Profile of Ruth Machobane

Ruth Machobane started her education at the Athlone School for the Blind in Cape Town, where she obtained a junior certificate. She completed her matric by correspondence at Rapid Results College and obtained a BA degree from Vista University in 1990.

She struggled without Braille material, but her desire to learn led to her completing further diplomas in administration, personnel management and mobility instruction.

She is involved in the New Vision Life Enrichment Programme and runs her own consultancy. She was co-founder and head of the Transvaal Association of Blind Black Adults.

She is deputy chairperson of the National Organisation of the Blind in South Africa and is actively involved in the development of human potential through numerology. She also serves as vice-chairperson of the Sibonile School for the Visually Impaired, the first non-racial school of its kind. Ruth’s daughter, Nthabiseng Hlubi, is a teacher at the school. Machobane’s husband and children are partially sighted.

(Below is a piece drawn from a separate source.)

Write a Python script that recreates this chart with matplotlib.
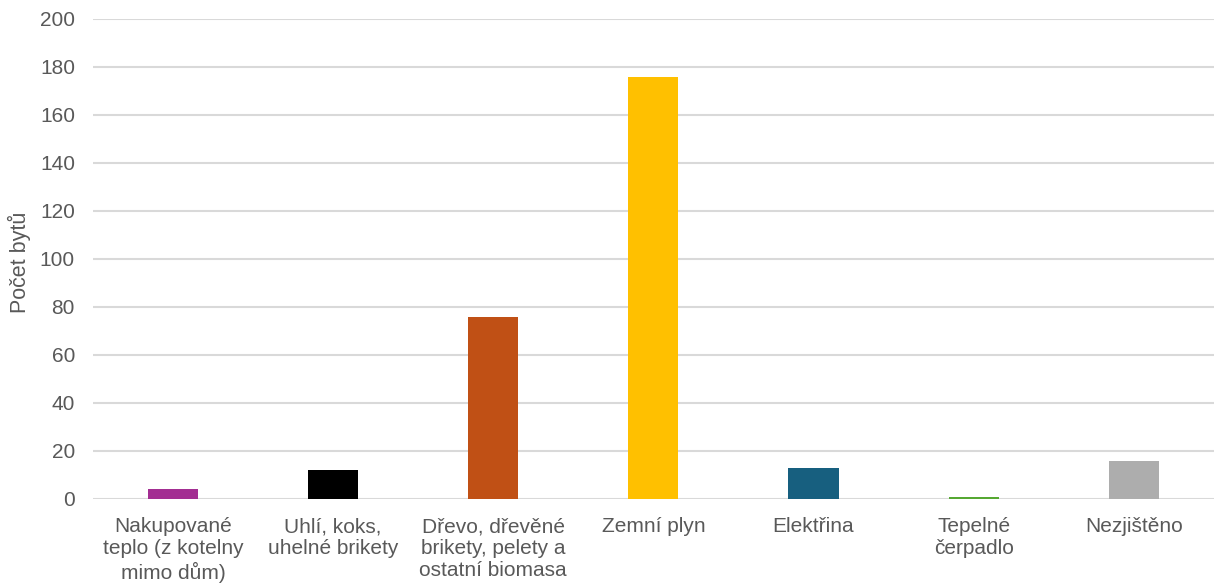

In 1989, Machobane was involved in setting up a brick-making co-operative run by a group of visually impaired workers in Soweto. The project, situated in the Nomzamo informal settlement in Orlando East, employs 40 brick-makers and helps to support more than450 families. It initially started with 18 people. "When we first started, we were only making about 300 to 500 blocks a day”, she says. "Now we make between 1 000 and 1 500 blocks every day." Through its sales, the project earns about R42 000 a month.

As the second vice-chairperson of the South African National Council for the Blind, she represented South Africa at the World Blind Union congress in Cairo in 1992.

She serves on various United Nations committees and working groups representing the interests of the blind, as well as the Commission on Blindness and Ageing.

Machobane has dedicated her life to supporting and representing the visually impaired. She has helped to compile an education programme for disabled black children.

Ruth Machobane has amply demonstrated that with strong willpower and a passionate commitment to life, nothing is impossible. Despite facing many adversities as a blind person, Machobane has risen to the top and ably represents the interests of the disabled and visually impaired in South Africa.